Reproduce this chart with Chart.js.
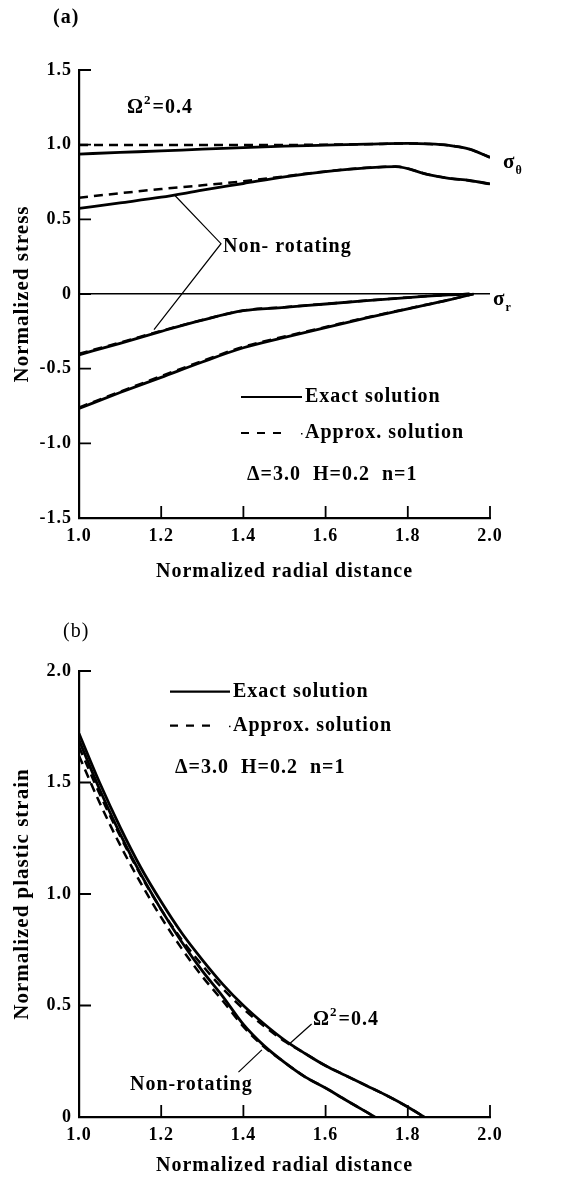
<!DOCTYPE html>
<html><head><meta charset="utf-8">
<script src="https://cdn.jsdelivr.net/npm/chart.js@4.4.1/dist/chart.umd.min.js"></script>
<style>
html,body{margin:0;padding:0;background:#fff;}
#wrap{position:relative;width:576px;height:1180px;background:#fff;}
canvas{position:absolute;left:0;}
</style></head><body>
<div id="wrap">
<canvas id="cA" width="576" height="590" style="top:0"></canvas>
<canvas id="cB" width="576" height="590" style="top:590px"></canvas>
</div>
<script>
// ---------- Chart (a): normalized stress ----------
const xTickValues = [1.0, 1.2, 1.4, 1.6, 1.8, 2.0];
const xTickLabels = ['1.0', '1.2', '1.4', '1.6', '1.8', '2.0'];
const yTickValuesA = [-1.5, -1.0, -0.5, 0, 0.5, 1.0, 1.5];
const yTickLabelsA = ['-1.5', '-1.0', '-0.5', '0', '0.5', '1.0', '1.5'];

const rotThetaX      = [1.0, 1.1, 1.2, 1.3, 1.4, 1.5, 1.6, 1.7, 1.8, 1.85, 1.9, 1.95, 2.0];
const rotThetaExact  = [0.937, 0.948, 0.958, 0.970, 0.980, 0.990, 0.997, 1.003, 1.008, 1.005, 0.995, 0.970, 0.915];
const rotThetaApprox = [0.998, 0.998, 0.998, 0.998, 0.998, 0.998, 1.000, 1.003, 1.008, 1.005, 0.995, 0.970, 0.915];

const nonThetaX      = [1.0, 1.1, 1.2, 1.3, 1.4, 1.5, 1.6, 1.7, 1.77, 1.85, 1.9, 1.95, 2.0];
const nonThetaExact  = [0.573, 0.610, 0.648, 0.695, 0.740, 0.785, 0.820, 0.845, 0.853, 0.800, 0.775, 0.760, 0.737];
const nonThetaApprox = [0.645, 0.675, 0.703, 0.728, 0.755, 0.788, 0.821, 0.845, 0.853, 0.800, 0.775, 0.760, 0.737];

const nonRX      = [1.0, 1.1, 1.2, 1.3, 1.4, 1.5, 1.6, 1.7, 1.8, 1.9, 1.95];
const nonRExact  = [-0.407, -0.330, -0.250, -0.175, -0.112, -0.090, -0.067, -0.045, -0.024, -0.006, 0];
const nonRApprox = [-0.400, -0.325, -0.247, -0.174, -0.110, -0.088, -0.066, -0.044, -0.023, -0.005, 0];

const rotRX      = [1.0, 1.1, 1.2, 1.3, 1.4, 1.5, 1.6, 1.7, 1.8, 1.9, 1.96];
const rotRExact  = [-0.766, -0.660, -0.558, -0.455, -0.360, -0.290, -0.225, -0.160, -0.100, -0.040, 0];
const rotRApprox = [-0.760, -0.654, -0.550, -0.449, -0.353, -0.285, -0.221, -0.157, -0.098, -0.039, 0];

// ---------- Chart (b): normalized plastic strain ----------
const yTickValuesB = [0, 0.5, 1.0, 1.5, 2.0];
const yTickLabelsB = ['0', '0.5', '1.0', '1.5', '2.0'];

const rotStrainX      = [1.0, 1.05, 1.1, 1.15, 1.2, 1.25, 1.3, 1.35, 1.4, 1.45, 1.5, 1.55, 1.6, 1.65, 1.7, 1.75, 1.8, 1.84];
const rotStrainExact  = [1.72, 1.50, 1.30, 1.12, 0.965, 0.825, 0.705, 0.595, 0.50, 0.418, 0.345, 0.285, 0.23, 0.185, 0.14, 0.095, 0.045, 0];
const rotStrainApprox = [1.66, 1.45, 1.26, 1.085, 0.93, 0.795, 0.68, 0.575, 0.485, 0.408, 0.34, 0.285, 0.23, 0.185, 0.14, 0.095, 0.045, 0];

const nonStrainX      = [1.0, 1.05, 1.1, 1.15, 1.2, 1.25, 1.3, 1.35, 1.4, 1.45, 1.5, 1.55, 1.6, 1.65, 1.7, 1.72];
const nonStrainExact  = [1.69, 1.47, 1.27, 1.09, 0.93, 0.785, 0.655, 0.54, 0.415, 0.32, 0.245, 0.18, 0.13, 0.075, 0.022, 0];
const nonStrainApprox = [1.62, 1.41, 1.22, 1.05, 0.895, 0.755, 0.63, 0.52, 0.405, 0.315, 0.245, 0.18, 0.13, 0.075, 0.022, 0];

const SERIF = "'Liberation Serif', 'Times New Roman', serif";

function pts(xs, ys) { return xs.map((x, i) => ({ x: x, y: ys[i] })); }
function ds(label, xs, ys, dashed) {
  return {
    label: label, data: pts(xs, ys),
    borderColor: '#000', backgroundColor: '#000',
    borderWidth: dashed ? 2.5 : 2.8, borderDash: dashed ? [9, 6] : [],
    pointRadius: 0, fill: false, cubicInterpolationMode: 'monotone'
  };
}

const spacing = {
  id: 'spacing',
  beforeDraw(chart) { chart.ctx.letterSpacing = '1px'; }
};

const inwardTicks = {
  id: 'inwardTicks',
  afterDatasetsDraw(chart) {
    const { ctx, chartArea: a, scales: { x, y } } = chart;
    ctx.save();
    ctx.setLineDash([]);
    ctx.strokeStyle = '#000'; ctx.lineWidth = 1.8;
    ctx.beginPath();
    x.ticks.forEach(t => {
      if (t.value === x.min) return;
      const px = x.getPixelForValue(t.value);
      ctx.moveTo(px, a.bottom); ctx.lineTo(px, a.bottom - 12);
    });
    y.ticks.forEach(t => {
      if (t.value === y.min) return;
      const py = y.getPixelForValue(t.value);
      ctx.moveTo(a.left, py); ctx.lineTo(a.left + 12, py);
    });
    ctx.stroke();
    ctx.restore();
  }
};

function text(ctx, s, x, y, size, weight) {
  ctx.font = (weight || 'bold') + ' ' + size + 'px ' + SERIF;
  ctx.textAlign = 'left'; ctx.textBaseline = 'middle';
  ctx.fillStyle = '#000';
  ctx.fillText(s, x, y);
  return ctx.measureText(s).width;
}
function omega(ctx, x, y) {
  let w = text(ctx, 'Ω', x, y, 20);
  let w2 = text(ctx, '2', x + w, y - 7, 13);
  text(ctx, '=0.4', x + w + w2 + 1, y, 20);
}
function legendBlock(ctx, x0, x1, yS, yD, tx) {
  ctx.save();
  ctx.strokeStyle = '#000'; ctx.lineWidth = 2.2;
  ctx.setLineDash([]);
  ctx.beginPath(); ctx.moveTo(x0, yS); ctx.lineTo(x1, yS); ctx.stroke();
  ctx.setLineDash([8, 8]);
  ctx.beginPath(); ctx.moveTo(x0, yD); ctx.lineTo(x1 - 20, yD); ctx.stroke();
  ctx.setLineDash([]);
  ctx.fillRect(x1 - 1, yD, 1.5, 1.5);
  ctx.restore();
  text(ctx, 'Exact solution', tx, yS, 20);
  text(ctx, 'Approx. solution', tx, yD, 20);
}
function line(ctx, chart, p) {
  const { x, y } = chart.scales;
  ctx.save();
  ctx.setLineDash([]);
  ctx.strokeStyle = '#000'; ctx.lineWidth = 1.2;
  ctx.beginPath();
  p.forEach((q, i) => {
    const px = x.getPixelForValue(q[0]), py = y.getPixelForValue(q[1]);
    if (i === 0) ctx.moveTo(px, py); else ctx.lineTo(px, py);
  });
  ctx.stroke();
  ctx.restore();
}

const annotA = {
  id: 'annotA',
  afterDraw(chart) {
    const ctx = chart.ctx;
    ctx.save();
    ctx.letterSpacing = '1px';
    text(ctx, '(a)', 53, 18, 20, 'bold');
    omega(ctx, 127, 108);
    let w = text(ctx, 'σ', 503, 163, 21, 'bold');
    text(ctx, 'θ', 503 + w, 171, 12, 'bold');
    w = text(ctx, 'σ', 493, 300, 21, 'bold');
    text(ctx, 'r', 493 + w, 308, 12, 'bold');
    text(ctx, 'Non- rotating', 223, 247, 20);
    line(ctx, chart, [[1.234, 0.658], [1.3455, 0.337], [1.1825, -0.239]]);
    legendBlock(ctx, 241, 302, 397, 433, 305);
    text(ctx, 'Δ=3.0  H=0.2  n=1', 247, 475, 20);
    ctx.restore();
  }
};

const annotB = {
  id: 'annotB',
  afterDraw(chart) {
    const ctx = chart.ctx;
    ctx.save();
    ctx.letterSpacing = '1px';
    text(ctx, '(b)', 63, 42, 20, 'normal');
    legendBlock(ctx, 170, 230, 101.7, 135.7, 233);
    text(ctx, 'Δ=3.0  H=0.2  n=1', 175, 178, 20);
    omega(ctx, 313, 430);
    line(ctx, chart, [[1.566, 0.417], [1.509, 0.323]]);
    text(ctx, 'Non-rotating', 130, 495, 20);
    line(ctx, chart, [[1.388, 0.201], [1.445, 0.301]]);
    ctx.restore();
  }
};

function scalesFor(yMin, yMax, yVals, yLabels, yTitle, xHeight, zeroLine, titlePadBottom) {
  return {
    x: {
      type: 'linear', min: 1.0, max: 2.0,
      afterBuildTicks: s => { s.ticks = xTickValues.map(v => ({ value: v })); },
      afterFit: s => { s.height = xHeight; },
      grid: { display: false, drawTicks: false },
      border: { display: true, color: '#000', width: 2.2 },
      ticks: { color: '#000', padding: 8, font: { family: SERIF, size: 18, weight: 'bold' },
               maxRotation: 0, autoSkip: false,
               callback: (v, i) => xTickLabels[i] },
      title: { display: true, text: 'Normalized radial distance', color: '#000',
               font: { family: SERIF, size: 20, weight: 'bold' },
               padding: { top: 0, bottom: titlePadBottom } }
    },
    y: {
      type: 'linear', min: yMin, max: yMax,
      afterBuildTicks: s => { s.ticks = yVals.map(v => ({ value: v })); },
      afterFit: s => { s.width = 79; },
      grid: zeroLine ? {
        display: true, drawTicks: false, lineWidth: 1.6,
        color: c => (c.tick && c.tick.value === 0) ? '#000' : 'rgba(0,0,0,0)'
      } : { display: false, drawTicks: false },
      border: { display: true, color: '#000', width: 2.2 },
      ticks: { color: '#000', padding: 7, font: { family: SERIF, size: 18, weight: 'bold' },
               autoSkip: false,
               callback: (v, i) => yLabels[i] },
      title: { display: true, text: yTitle, color: '#000',
               font: { family: SERIF, size: 21, weight: 'bold' },
               padding: { top: 10, bottom: 0 } }
    }
  };
}

const common = {
  responsive: false, animation: false, devicePixelRatio: 1,
  plugins: { legend: { display: false }, tooltip: { enabled: false } },
  elements: { line: { borderCapStyle: 'butt' } }
};

new Chart(document.getElementById('cA'), {
  type: 'line',
  data: {
    datasets: [
      ds('Ω²=0.4 σθ approx', rotThetaX, rotThetaApprox, true),
      ds('Non-rotating σθ approx', nonThetaX, nonThetaApprox, true),
      ds('Non-rotating σr approx', nonRX, nonRApprox, true),
      ds('Ω²=0.4 σr approx', rotRX, rotRApprox, true),
      ds('Ω²=0.4 σθ exact', rotThetaX, rotThetaExact, false),
      ds('Non-rotating σθ exact', nonThetaX, nonThetaExact, false),
      ds('Non-rotating σr exact', nonRX, nonRExact, false),
      ds('Ω²=0.4 σr exact', rotRX, rotRExact, false)
    ]
  },
  options: Object.assign({}, common, {
    layout: { padding: { left: 0, right: 86, top: 70, bottom: 0 } },
    scales: scalesFor(-1.5, 1.5, yTickValuesA, yTickLabelsA, 'Normalized stress', 72, true, 6)
  }),
  plugins: [spacing, inwardTicks, annotA]
});

new Chart(document.getElementById('cB'), {
  type: 'line',
  data: {
    datasets: [
      ds('Ω²=0.4 approx', rotStrainX, rotStrainApprox, true),
      ds('Non-rotating approx', nonStrainX, nonStrainApprox, true),
      ds('Ω²=0.4 exact', rotStrainX, rotStrainExact, false),
      ds('Non-rotating exact', nonStrainX, nonStrainExact, false)
    ]
  },
  options: Object.assign({}, common, {
    layout: { padding: { left: 0, right: 86, top: 81, bottom: 0 } },
    scales: scalesFor(0, 2.0, yTickValuesB, yTickLabelsB, 'Normalized plastic strain', 63, false, 2)
  }),
  plugins: [spacing, inwardTicks, annotB]
});
</script>
</body></html>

_ _ _

§ Aim:
Return only the lines from the start of the data through the line that contains "['-1.5', '-1.0', '-0.5', '0', '0.5', '1.0', '1.5'];", please, copying them exactly and omitting all pictures.

§ Right answer:
Reproduce this chart with Chart.js.
<!DOCTYPE html>
<html><head><meta charset="utf-8">
<script src="https://cdn.jsdelivr.net/npm/chart.js@4.4.1/dist/chart.umd.min.js"></script>
<style>
html,body{margin:0;padding:0;background:#fff;}
#wrap{position:relative;width:576px;height:1180px;background:#fff;}
canvas{position:absolute;left:0;}
</style></head><body>
<div id="wrap">
<canvas id="cA" width="576" height="590" style="top:0"></canvas>
<canvas id="cB" width="576" height="590" style="top:590px"></canvas>
</div>
<script>
// ---------- Chart (a): normalized stress ----------
const xTickValues = [1.0, 1.2, 1.4, 1.6, 1.8, 2.0];
const xTickLabels = ['1.0', '1.2', '1.4', '1.6', '1.8', '2.0'];
const yTickValuesA = [-1.5, -1.0, -0.5, 0, 0.5, 1.0, 1.5];
const yTickLabelsA = ['-1.5', '-1.0', '-0.5', '0', '0.5', '1.0', '1.5'];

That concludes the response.